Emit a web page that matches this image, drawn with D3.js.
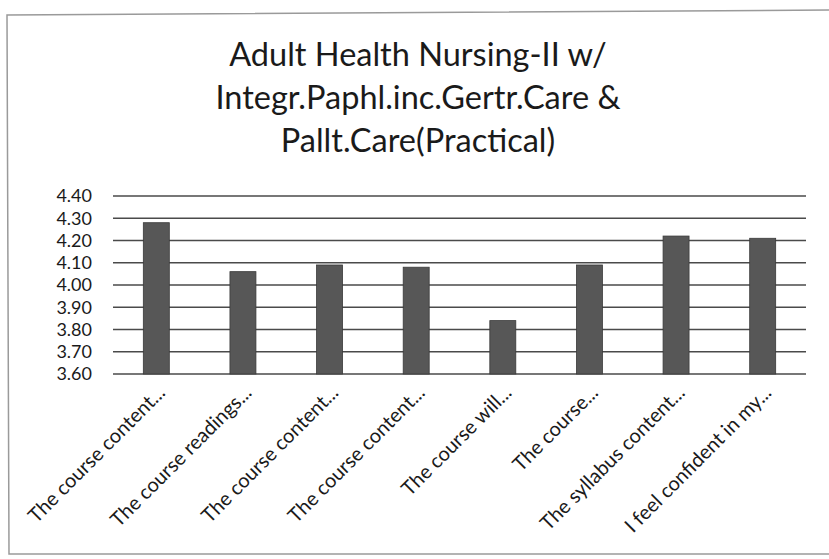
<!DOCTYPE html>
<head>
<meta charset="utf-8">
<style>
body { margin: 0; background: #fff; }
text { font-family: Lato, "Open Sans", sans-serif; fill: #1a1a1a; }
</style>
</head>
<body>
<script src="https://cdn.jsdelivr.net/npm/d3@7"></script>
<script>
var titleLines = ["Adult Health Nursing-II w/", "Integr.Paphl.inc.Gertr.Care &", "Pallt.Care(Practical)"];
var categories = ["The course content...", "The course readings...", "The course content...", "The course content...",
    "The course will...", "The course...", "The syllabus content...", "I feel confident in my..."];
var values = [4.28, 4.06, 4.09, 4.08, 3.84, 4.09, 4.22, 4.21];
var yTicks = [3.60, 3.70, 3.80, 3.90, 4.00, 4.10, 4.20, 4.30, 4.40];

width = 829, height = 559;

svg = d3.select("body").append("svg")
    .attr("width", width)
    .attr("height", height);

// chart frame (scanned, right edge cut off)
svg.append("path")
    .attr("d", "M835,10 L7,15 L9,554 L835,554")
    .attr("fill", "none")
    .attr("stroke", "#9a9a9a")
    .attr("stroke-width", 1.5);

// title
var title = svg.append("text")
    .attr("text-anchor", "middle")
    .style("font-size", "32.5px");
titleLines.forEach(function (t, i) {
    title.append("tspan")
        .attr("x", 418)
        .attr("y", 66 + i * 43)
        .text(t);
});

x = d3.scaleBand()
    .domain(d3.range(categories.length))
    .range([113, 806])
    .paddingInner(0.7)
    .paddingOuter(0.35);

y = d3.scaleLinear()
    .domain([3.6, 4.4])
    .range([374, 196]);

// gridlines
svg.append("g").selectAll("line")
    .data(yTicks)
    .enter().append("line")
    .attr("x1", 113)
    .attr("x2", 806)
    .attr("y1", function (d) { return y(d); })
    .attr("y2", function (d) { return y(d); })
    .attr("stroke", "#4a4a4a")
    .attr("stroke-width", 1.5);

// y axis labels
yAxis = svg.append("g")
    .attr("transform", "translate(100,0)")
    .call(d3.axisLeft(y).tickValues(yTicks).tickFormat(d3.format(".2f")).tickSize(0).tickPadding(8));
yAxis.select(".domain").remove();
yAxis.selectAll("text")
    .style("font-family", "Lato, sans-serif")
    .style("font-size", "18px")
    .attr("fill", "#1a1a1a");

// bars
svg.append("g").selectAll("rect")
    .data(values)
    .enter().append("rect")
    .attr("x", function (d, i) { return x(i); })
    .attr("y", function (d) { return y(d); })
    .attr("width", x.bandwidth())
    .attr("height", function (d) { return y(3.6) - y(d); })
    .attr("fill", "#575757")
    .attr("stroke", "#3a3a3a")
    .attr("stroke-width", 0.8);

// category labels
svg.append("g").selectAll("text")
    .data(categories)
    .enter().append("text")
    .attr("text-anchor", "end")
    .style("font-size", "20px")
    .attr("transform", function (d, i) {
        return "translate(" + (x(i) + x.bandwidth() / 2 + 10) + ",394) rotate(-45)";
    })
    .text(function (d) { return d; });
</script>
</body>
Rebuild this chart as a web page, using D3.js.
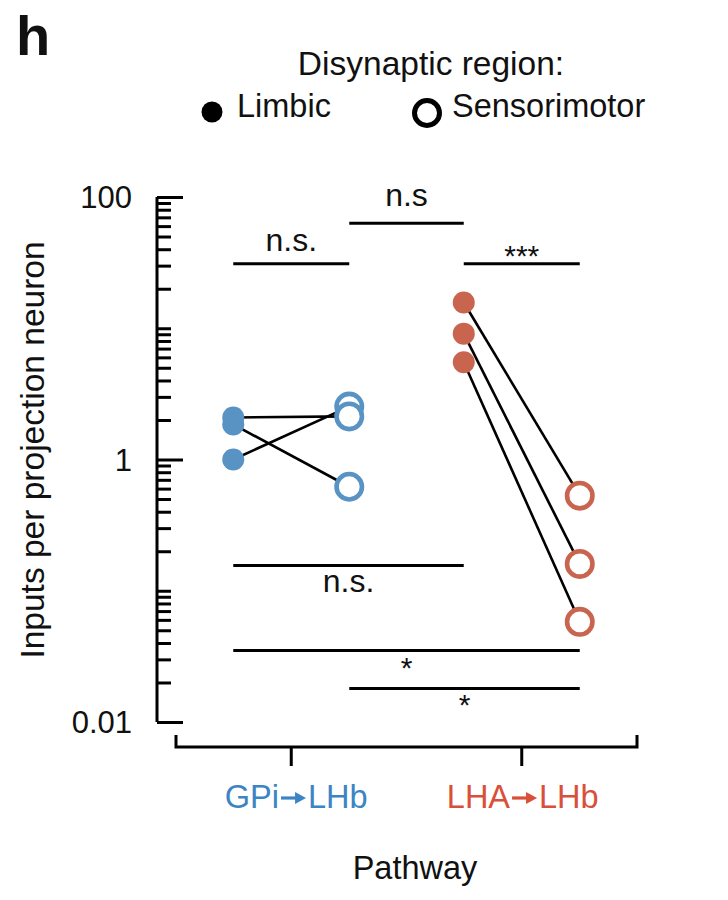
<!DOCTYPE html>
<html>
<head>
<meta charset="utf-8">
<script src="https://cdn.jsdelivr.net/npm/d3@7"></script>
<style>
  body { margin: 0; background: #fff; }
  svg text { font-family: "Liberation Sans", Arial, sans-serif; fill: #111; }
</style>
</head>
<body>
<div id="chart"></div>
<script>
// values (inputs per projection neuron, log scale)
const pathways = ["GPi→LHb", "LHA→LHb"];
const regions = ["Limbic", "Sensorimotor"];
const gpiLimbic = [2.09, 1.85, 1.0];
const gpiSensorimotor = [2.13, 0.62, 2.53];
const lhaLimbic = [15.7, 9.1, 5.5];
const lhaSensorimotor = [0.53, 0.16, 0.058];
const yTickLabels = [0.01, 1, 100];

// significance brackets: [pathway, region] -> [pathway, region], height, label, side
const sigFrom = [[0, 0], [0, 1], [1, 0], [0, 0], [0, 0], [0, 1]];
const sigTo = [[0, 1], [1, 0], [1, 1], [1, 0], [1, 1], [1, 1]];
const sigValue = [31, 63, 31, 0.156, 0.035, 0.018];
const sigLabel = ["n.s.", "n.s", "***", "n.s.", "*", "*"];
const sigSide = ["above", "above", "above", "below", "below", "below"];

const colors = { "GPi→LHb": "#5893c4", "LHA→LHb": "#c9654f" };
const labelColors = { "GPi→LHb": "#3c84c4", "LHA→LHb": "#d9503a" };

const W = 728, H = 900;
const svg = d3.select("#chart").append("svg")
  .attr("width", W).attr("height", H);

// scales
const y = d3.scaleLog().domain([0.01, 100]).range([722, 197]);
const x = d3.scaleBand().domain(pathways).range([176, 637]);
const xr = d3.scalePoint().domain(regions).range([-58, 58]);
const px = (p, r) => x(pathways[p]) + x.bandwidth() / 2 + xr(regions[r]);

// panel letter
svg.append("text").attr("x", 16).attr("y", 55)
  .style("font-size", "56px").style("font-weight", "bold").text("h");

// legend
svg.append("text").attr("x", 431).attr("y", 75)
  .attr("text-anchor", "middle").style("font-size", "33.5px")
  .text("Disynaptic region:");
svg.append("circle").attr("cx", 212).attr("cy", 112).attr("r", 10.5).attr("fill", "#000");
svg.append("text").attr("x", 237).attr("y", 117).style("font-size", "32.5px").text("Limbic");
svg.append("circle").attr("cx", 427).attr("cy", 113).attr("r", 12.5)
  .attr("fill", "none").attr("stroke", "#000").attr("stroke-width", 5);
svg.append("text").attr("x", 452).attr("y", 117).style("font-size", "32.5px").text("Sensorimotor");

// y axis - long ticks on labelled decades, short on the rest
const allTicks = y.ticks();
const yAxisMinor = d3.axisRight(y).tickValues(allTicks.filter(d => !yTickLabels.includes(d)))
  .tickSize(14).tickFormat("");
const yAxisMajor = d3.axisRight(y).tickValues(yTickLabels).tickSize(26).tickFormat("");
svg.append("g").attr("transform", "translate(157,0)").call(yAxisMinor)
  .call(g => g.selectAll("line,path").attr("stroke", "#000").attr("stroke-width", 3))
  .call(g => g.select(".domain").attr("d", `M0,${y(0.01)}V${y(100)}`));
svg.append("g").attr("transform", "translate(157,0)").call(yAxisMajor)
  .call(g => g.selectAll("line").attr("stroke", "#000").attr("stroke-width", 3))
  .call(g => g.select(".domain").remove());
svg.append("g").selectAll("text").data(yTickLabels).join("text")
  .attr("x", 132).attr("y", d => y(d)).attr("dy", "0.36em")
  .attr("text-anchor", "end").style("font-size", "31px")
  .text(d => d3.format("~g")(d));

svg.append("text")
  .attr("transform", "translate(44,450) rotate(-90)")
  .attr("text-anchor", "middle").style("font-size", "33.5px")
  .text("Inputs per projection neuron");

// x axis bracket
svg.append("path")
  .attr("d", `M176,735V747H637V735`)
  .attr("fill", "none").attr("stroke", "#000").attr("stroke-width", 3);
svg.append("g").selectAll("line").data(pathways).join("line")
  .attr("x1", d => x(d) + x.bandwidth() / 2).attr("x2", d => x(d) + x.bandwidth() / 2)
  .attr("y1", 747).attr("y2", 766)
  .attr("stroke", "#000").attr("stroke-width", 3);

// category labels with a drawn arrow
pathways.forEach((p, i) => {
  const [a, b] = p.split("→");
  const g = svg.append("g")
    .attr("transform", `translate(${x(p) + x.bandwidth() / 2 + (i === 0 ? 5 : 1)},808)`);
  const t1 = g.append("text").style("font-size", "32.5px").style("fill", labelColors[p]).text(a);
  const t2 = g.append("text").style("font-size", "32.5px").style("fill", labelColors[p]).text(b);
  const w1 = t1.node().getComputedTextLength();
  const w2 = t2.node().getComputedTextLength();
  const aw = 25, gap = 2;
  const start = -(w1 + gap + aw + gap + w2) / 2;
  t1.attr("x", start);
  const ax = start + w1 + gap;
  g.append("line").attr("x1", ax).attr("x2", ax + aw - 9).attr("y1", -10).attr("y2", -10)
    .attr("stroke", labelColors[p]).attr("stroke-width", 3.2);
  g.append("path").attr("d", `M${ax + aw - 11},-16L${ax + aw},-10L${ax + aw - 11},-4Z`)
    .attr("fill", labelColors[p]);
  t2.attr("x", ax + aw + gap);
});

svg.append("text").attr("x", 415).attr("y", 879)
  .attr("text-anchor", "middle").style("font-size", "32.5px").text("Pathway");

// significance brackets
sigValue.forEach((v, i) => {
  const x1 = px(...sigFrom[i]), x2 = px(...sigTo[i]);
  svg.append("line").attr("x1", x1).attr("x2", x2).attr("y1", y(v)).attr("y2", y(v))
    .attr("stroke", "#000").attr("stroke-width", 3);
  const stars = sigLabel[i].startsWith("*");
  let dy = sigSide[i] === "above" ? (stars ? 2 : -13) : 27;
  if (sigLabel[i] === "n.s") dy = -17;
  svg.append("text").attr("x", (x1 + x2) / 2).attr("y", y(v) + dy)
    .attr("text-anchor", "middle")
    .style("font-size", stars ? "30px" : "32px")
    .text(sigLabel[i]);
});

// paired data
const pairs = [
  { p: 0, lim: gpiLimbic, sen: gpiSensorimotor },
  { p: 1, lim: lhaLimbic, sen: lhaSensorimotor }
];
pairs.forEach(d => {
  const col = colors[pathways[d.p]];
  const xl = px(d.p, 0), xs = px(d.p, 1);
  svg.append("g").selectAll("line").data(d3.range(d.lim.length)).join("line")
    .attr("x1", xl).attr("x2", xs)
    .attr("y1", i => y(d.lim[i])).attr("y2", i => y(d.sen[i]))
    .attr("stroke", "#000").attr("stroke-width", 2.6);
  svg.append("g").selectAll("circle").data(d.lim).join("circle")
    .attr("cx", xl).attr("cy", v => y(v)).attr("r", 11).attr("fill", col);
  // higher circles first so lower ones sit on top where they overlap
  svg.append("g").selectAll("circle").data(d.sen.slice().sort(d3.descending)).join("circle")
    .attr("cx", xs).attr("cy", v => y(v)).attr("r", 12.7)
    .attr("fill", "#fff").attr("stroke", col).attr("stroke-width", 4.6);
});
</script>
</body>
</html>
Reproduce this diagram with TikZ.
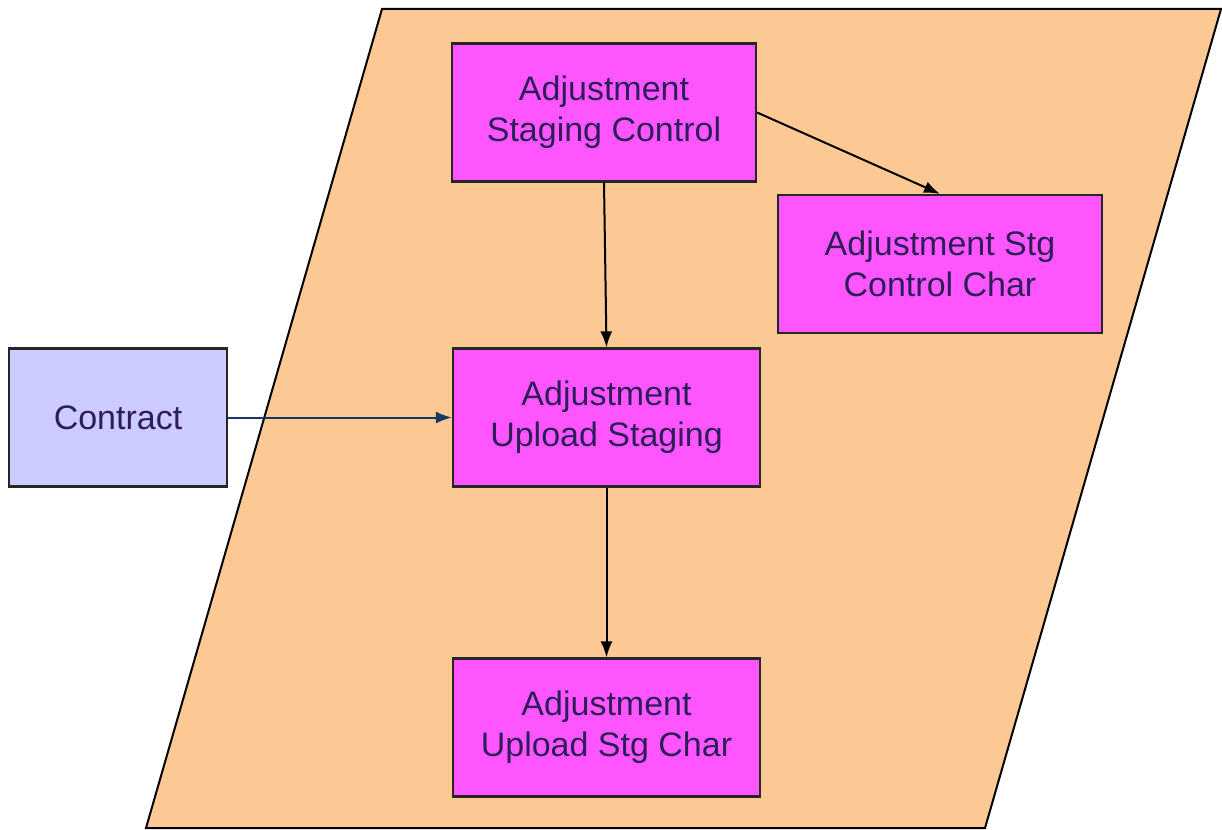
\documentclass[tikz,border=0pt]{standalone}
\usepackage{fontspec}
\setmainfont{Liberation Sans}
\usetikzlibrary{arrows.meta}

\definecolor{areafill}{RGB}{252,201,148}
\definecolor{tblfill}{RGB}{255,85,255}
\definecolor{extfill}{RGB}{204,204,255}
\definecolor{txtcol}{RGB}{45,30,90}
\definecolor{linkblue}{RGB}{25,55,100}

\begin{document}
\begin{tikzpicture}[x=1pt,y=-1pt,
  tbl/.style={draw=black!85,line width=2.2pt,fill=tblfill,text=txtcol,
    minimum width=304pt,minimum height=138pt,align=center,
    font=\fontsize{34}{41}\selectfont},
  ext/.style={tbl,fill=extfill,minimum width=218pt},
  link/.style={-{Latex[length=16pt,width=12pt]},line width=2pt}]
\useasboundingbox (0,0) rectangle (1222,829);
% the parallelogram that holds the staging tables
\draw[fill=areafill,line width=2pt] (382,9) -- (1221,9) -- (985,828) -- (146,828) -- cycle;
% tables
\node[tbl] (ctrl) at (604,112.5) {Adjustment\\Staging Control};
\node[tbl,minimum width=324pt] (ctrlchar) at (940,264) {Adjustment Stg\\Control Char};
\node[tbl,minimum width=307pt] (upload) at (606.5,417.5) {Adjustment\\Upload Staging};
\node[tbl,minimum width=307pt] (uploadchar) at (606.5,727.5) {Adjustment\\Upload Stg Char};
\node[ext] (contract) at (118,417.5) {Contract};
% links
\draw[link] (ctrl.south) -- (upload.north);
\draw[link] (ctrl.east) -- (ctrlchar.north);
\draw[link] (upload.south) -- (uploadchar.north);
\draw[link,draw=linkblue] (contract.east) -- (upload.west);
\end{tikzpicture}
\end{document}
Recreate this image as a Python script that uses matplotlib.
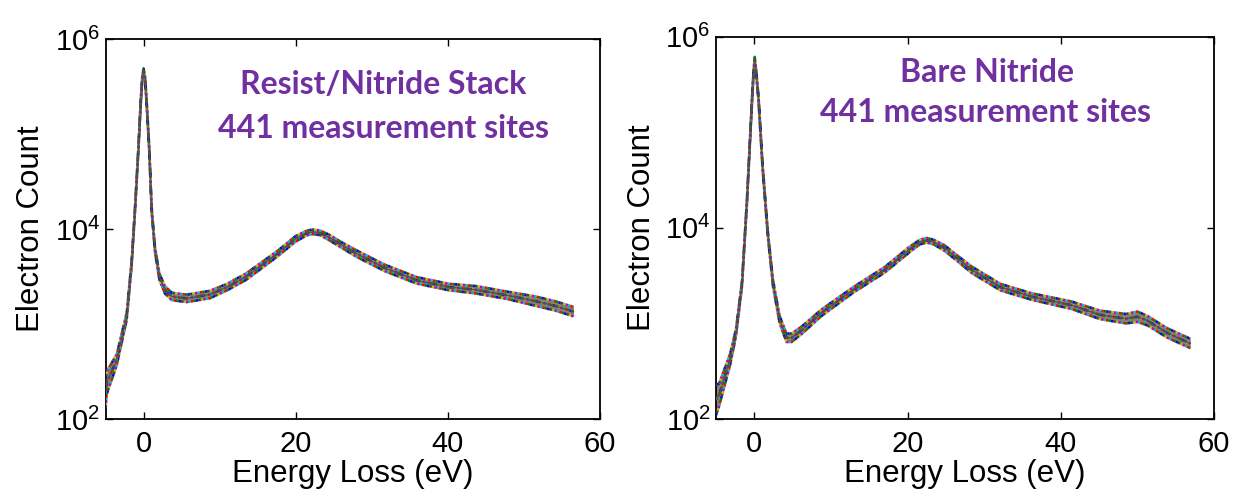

• _Exercise instructions_
In the entries above, find every line holding the word "this" and copy it out.

• _Answer below_
Emit a web page that matches this image, drawn with D3.js.
Rebuild this chart as a web page, using D3.js.
Reproduce this diagram with TikZ.
Recreate this image as a Python script that uses matplotlib.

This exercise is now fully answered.